In this paper: https://www.google.com/url?sa=t&rct=j&q=&esrc=s&source=web&cd=&ved=2ahUKEwjSlIHYnMj1AhWqNOwKHZfHDhkQFnoECAkQAQ&url=https%3A%2F%2Fwww.mdpi.com%2F2076-3387%2F9%2F2%2F40%2Fpdf&usg=AOvVaw12ONJTGtEwL7xIYfPqbhBh they use the following equation for the Conditional Value at Risk using GARCH: $$ ES_q(X_{t})=\mu_{t}+\sigma_{t}ES_q(Z) $$ where $\mu$ is derived from the average prediction models and $\sigma$ is estimated from the volatility prediction models. $ES_q^t(Z)$ is the Conditional Value at Risk of the standardized residuals. I don't understand how to calculate that.

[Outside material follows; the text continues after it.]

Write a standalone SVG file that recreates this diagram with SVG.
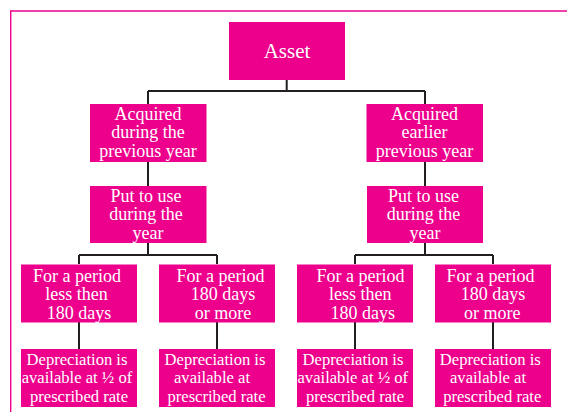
<svg xmlns="http://www.w3.org/2000/svg" width="567" height="412" viewBox="0 0 567 412">
<style>
.box{fill:#EC008C}
.t{fill:#fff;font-family:"Liberation Serif","Times New Roman",serif;text-anchor:middle}
.t18{font-size:18px}
.t17{font-size:16.6px}
.t21{font-size:21px}
.c{fill:none;stroke:#231F20;stroke-width:2}
.frame{fill:none;stroke:#EC008C;stroke-width:1.4}
</style>
<rect width="567" height="412" fill="#fff"/>
<path class="frame" d="M10.7,412 V11 H567"/>
<g id="connectors">
<path class="c" d="M286.7,80 V91 M148,91 H425 M148,91 V104 M425,91 V104"/>
<path class="c" d="M148,162 V186 M425,162 V186"/>
<path class="c" d="M148,243 V255 M79,255 H217 M79,255 V264 M217,255 V264"/>
<path class="c" d="M425,243 V255 M355,255 H493 M355,255 V264 M493,255 V264"/>
<path class="c" d="M79,322 V349 M217,322 V349 M355,322 V349 M493,322 V349"/>
</g>
<g id="asset">
<rect class="box" x="229" y="22" width="116" height="58"/>
<text class="t t21" x="287" y="58">Asset</text>
</g>
<g id="acq-during">
<rect class="box" x="90" y="104" width="116.5" height="58"/>
<text class="t t18" x="148" y="120">Acquired</text>
<text class="t t18" x="148" y="138">during the</text>
<text class="t t18" x="148" y="157">previous year</text>
</g>
<g id="acq-earlier">
<rect class="box" x="366.5" y="104" width="116.5" height="58"/>
<text class="t t18" x="424.5" y="120">Acquired</text>
<text class="t t18" x="424.5" y="138">earlier</text>
<text class="t t18" x="424.5" y="157">previous year</text>
</g>
<g id="put-left">
<rect class="box" x="90" y="186" width="116.5" height="57"/>
<text class="t t18" x="146" y="202">Put to use</text>
<text class="t t18" x="146" y="220">during the</text>
<text class="t t18" x="148" y="238.5">year</text>
</g>
<g id="put-right">
<rect class="box" x="367" y="186" width="116" height="57"/>
<text class="t t18" x="423.5" y="202">Put to use</text>
<text class="t t18" x="423.5" y="220">during the</text>
<text class="t t18" x="425" y="238.5">year</text>
</g>
<g id="less-left">
<rect class="box" x="21" y="264.5" width="116" height="58"/>
<text class="t t18" x="77" y="282">For a period</text>
<text class="t t18" x="76.5" y="300">less then</text>
<text class="t t18" x="79" y="318.5">180 days</text>
</g>
<g id="more-left">
<rect class="box" x="159" y="264.5" width="116" height="58"/>
<text class="t t18" x="220.5" y="282">For a period</text>
<text class="t t18" x="223" y="300">180 days</text>
<text class="t t18" x="223" y="318.5">or more</text>
</g>
<g id="less-right">
<rect class="box" x="297" y="264.5" width="116" height="58"/>
<text class="t t18" x="360.5" y="282">For a period</text>
<text class="t t18" x="360.3" y="300">less then</text>
<text class="t t18" x="362.8" y="318.5">180 days</text>
</g>
<g id="more-right">
<rect class="box" x="435" y="264.5" width="116" height="58"/>
<text class="t t18" x="490.5" y="282">For a period</text>
<text class="t t18" x="493" y="300">180 days</text>
<text class="t t18" x="492.3" y="318.5">or more</text>
</g>
<g id="dep-half-left">
<rect class="box" x="21" y="349" width="116" height="58"/>
<text class="t t17" x="77" y="365">Depreciation is</text>
<text class="t t17" x="77" y="383">available at ½ of</text>
<text class="t t17" x="79" y="402">prescribed rate</text>
</g>
<g id="dep-full-left">
<rect class="box" x="159" y="349" width="116" height="58"/>
<text class="t t17" x="215" y="365">Depreciation is</text>
<text class="t t17" x="212" y="383">available at</text>
<text class="t t17" x="216.5" y="402">prescribed rate</text>
</g>
<g id="dep-half-right">
<rect class="box" x="297" y="349" width="116" height="58"/>
<text class="t t17" x="353" y="365">Depreciation is</text>
<text class="t t17" x="352.8" y="383">available at ½ of</text>
<text class="t t17" x="355" y="402">prescribed rate</text>
</g>
<g id="dep-full-right">
<rect class="box" x="435" y="349" width="116" height="58"/>
<text class="t t17" x="490.3" y="365">Depreciation is</text>
<text class="t t17" x="488" y="383">available at</text>
<text class="t t17" x="492.2" y="402">prescribed rate</text>
</g>
</svg>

Suppose that:
- $r_t$ are the logarithmic returns $r_t = \ln S_{t+1} - \ln S_t$;
- $\varepsilon_t = r_t - \bar{r}$ are the residuals, where $\bar{r}$ is the average return;
- $\sigma_0^2 = \frac{\omega}{1-\alpha -\beta}$ and $\sigma_t^2 = \omega+\alpha \varepsilon_{t-1}^2+\beta \sigma_{t-1}^2$ is the conditional variance at time zero and at time $t$ respectively;
- $\sqrt{\varepsilon_t^2}$ is the realized volatility and $\sqrt{\sigma_t^2}$ is the "fitted" volatility;
Then I don't understand if:
- $ES_q(Z) = ES_q(\sqrt{\varepsilon^2}-\sqrt{\sigma^2})$ or $ES_q(Z) = ES_q(\varepsilon)$ or $ES_q(Z) = ES_q(r)$?
- $ES_q(Z)$ is calculated for the entire time series or only for a sliding window?
- $\mu_t=\bar{r}$ or $\mu_t=$ average loss of the time series?
How can I calculate Conditional Value at Risk using a GARCH model given my conditions?